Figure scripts
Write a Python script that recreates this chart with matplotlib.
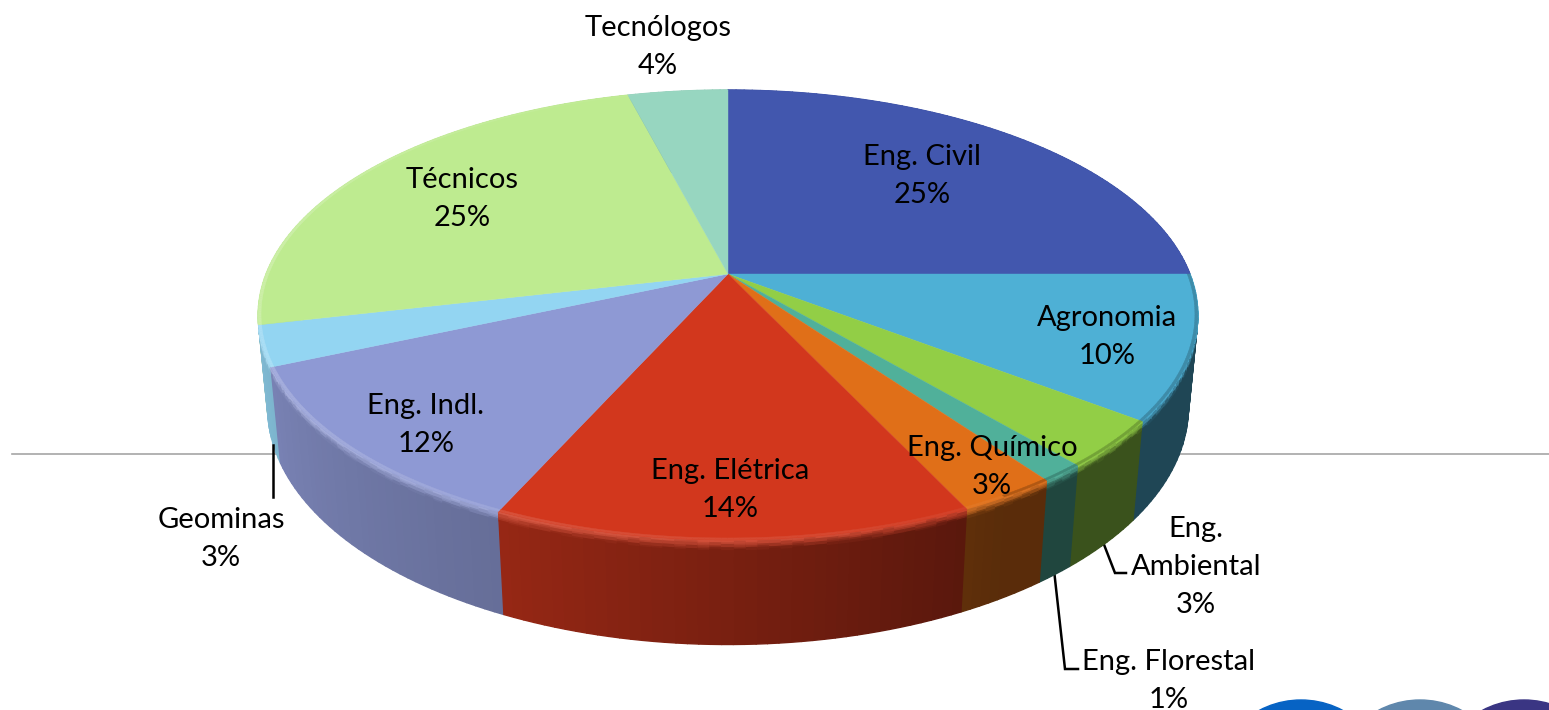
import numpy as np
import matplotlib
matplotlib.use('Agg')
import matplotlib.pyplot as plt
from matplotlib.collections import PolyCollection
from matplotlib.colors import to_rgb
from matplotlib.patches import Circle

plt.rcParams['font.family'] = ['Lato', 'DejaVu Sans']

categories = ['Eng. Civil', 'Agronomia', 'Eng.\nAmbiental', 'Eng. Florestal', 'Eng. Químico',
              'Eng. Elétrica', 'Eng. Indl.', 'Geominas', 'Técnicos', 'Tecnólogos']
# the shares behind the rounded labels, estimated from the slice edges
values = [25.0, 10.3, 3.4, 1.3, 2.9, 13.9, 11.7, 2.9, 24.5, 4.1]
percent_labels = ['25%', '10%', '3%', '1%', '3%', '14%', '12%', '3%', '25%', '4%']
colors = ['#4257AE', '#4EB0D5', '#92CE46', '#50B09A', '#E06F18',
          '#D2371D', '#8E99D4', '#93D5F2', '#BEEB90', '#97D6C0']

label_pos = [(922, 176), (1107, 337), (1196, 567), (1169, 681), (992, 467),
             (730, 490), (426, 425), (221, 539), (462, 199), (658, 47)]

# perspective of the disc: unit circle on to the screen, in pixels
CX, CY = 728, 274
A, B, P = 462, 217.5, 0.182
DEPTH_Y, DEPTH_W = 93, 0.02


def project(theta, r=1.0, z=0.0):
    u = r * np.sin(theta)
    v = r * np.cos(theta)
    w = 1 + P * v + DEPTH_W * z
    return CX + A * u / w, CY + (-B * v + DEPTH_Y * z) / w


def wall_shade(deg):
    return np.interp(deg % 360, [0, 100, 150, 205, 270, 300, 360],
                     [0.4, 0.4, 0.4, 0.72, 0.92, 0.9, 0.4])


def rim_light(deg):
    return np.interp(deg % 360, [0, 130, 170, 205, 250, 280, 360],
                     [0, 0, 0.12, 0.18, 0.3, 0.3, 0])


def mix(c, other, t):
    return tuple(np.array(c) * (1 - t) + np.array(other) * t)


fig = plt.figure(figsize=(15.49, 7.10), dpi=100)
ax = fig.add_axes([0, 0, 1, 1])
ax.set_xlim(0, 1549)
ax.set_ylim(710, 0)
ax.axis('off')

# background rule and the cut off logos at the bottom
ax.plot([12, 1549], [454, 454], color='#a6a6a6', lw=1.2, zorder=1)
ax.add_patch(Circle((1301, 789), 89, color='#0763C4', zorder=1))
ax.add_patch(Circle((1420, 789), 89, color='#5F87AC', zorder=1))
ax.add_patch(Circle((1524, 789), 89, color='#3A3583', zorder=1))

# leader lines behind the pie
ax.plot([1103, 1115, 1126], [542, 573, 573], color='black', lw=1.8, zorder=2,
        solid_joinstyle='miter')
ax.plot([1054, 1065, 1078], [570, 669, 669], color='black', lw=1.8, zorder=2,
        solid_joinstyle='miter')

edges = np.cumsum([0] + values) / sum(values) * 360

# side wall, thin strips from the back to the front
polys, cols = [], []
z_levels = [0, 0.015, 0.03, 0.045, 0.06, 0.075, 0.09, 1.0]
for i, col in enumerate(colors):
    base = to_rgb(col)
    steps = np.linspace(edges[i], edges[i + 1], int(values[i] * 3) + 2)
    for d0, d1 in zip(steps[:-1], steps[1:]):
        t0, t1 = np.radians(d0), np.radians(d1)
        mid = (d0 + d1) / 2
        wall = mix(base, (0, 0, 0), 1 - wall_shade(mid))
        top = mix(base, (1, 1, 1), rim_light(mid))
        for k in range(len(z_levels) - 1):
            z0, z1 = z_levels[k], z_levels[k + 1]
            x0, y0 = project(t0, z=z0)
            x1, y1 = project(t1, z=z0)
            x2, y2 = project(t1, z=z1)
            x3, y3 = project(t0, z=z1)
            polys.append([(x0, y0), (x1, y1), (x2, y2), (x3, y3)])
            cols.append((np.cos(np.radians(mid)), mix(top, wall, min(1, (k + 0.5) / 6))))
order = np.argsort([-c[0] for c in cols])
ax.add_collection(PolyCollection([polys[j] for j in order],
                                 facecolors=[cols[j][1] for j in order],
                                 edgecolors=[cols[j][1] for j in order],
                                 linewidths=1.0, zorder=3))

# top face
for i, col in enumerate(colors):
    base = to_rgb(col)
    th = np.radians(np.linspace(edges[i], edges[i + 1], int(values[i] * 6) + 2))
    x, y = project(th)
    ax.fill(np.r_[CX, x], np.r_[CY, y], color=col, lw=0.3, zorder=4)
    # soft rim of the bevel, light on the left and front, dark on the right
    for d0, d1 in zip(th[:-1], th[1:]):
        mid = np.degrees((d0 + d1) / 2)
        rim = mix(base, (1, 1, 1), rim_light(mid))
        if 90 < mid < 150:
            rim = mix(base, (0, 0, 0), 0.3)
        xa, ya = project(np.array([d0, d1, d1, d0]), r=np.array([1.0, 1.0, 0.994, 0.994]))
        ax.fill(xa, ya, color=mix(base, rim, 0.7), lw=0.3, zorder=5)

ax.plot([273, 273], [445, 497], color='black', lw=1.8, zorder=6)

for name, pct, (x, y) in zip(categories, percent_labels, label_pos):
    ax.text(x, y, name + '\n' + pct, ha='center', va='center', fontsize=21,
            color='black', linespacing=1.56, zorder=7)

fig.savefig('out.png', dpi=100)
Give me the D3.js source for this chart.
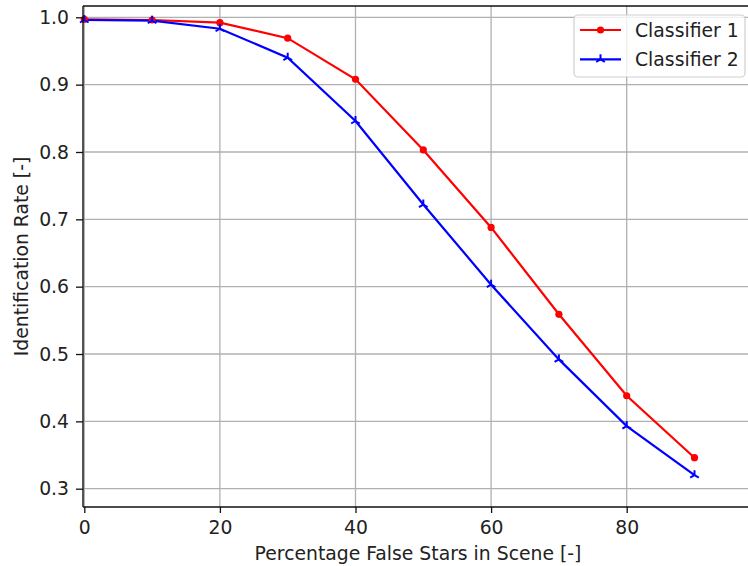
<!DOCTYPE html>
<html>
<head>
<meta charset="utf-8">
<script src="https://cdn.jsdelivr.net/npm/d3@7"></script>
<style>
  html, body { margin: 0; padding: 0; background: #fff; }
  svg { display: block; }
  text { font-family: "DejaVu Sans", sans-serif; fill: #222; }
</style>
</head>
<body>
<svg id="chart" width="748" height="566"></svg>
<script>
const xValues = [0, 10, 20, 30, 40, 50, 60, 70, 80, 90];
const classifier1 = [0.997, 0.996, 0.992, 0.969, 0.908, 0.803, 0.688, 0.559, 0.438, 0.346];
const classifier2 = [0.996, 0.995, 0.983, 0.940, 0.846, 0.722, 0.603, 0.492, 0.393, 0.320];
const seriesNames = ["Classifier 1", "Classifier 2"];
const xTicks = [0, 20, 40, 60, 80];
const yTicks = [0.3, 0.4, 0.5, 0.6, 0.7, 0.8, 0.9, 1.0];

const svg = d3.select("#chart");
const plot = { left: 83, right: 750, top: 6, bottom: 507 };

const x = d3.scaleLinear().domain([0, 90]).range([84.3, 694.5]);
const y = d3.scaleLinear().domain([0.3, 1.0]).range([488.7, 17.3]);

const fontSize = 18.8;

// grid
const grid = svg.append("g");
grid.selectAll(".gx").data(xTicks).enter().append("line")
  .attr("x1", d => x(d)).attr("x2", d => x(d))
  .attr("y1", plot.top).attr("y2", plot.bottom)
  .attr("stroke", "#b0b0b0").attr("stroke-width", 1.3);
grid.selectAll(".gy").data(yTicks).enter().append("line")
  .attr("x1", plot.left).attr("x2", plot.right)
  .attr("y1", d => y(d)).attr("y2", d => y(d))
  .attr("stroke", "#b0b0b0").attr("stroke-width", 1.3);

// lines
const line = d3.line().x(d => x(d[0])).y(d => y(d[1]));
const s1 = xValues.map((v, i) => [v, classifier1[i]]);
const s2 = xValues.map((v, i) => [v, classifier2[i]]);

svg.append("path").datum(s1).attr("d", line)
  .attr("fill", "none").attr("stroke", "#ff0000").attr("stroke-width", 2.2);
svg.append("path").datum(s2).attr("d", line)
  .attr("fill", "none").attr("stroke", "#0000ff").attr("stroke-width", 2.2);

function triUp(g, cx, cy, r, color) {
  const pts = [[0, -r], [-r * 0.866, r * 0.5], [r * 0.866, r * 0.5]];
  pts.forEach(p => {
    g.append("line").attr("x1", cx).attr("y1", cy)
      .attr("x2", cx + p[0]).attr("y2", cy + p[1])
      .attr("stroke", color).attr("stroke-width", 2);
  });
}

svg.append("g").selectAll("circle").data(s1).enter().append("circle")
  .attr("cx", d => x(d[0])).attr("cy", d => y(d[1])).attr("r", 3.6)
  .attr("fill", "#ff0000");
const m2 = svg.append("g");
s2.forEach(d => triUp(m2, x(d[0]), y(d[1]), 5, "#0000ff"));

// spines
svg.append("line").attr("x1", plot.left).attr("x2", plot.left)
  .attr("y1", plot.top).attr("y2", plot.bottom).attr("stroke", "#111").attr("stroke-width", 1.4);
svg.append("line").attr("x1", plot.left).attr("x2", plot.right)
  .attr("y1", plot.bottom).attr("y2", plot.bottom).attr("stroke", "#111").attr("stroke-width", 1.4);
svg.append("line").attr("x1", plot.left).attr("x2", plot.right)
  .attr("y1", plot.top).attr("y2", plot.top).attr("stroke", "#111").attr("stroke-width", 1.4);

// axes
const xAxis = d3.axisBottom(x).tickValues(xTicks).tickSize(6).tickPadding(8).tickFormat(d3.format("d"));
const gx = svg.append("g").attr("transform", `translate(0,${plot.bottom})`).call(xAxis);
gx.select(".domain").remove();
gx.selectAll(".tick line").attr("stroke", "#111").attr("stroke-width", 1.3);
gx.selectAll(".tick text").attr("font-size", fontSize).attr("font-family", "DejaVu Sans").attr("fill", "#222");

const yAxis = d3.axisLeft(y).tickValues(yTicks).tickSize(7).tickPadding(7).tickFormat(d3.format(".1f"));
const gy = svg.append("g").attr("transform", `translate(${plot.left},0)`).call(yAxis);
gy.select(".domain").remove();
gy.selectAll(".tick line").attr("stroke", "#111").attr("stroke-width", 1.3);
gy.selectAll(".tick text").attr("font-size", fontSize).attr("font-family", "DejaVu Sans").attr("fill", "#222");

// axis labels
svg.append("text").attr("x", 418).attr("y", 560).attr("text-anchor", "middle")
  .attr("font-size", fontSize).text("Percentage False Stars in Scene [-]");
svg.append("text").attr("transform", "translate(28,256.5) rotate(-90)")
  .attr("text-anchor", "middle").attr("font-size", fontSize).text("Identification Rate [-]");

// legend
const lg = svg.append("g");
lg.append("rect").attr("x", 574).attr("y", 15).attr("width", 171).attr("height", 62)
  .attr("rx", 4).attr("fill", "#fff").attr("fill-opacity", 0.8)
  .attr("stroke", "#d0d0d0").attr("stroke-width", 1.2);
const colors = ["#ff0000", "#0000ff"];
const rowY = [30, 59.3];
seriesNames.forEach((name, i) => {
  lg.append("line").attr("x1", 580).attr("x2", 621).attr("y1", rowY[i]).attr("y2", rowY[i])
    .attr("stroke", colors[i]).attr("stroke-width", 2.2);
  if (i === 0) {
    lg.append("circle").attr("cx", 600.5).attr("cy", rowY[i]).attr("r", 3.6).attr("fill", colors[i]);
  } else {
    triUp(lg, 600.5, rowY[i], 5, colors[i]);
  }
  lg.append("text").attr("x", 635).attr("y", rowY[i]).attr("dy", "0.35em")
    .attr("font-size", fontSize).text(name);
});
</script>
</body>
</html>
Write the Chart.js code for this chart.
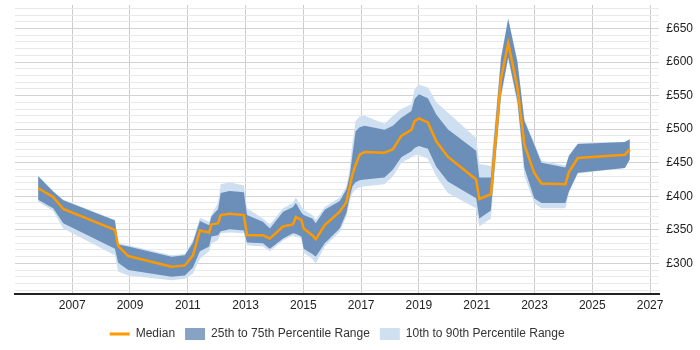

Given exercise: Return only the lines from the start of the data through the line that contains "from matplotlib.patches import Circle", please, copying them exactly and omitting all pictures.

Written response:
Write a Python script that recreates this chart with matplotlib.
import numpy as np
import matplotlib
matplotlib.use('Agg')
import matplotlib.pyplot as plt
from matplotlib.collections import PolyCollection
from matplotlib.colors import to_rgb
from matplotlib.patches import Circle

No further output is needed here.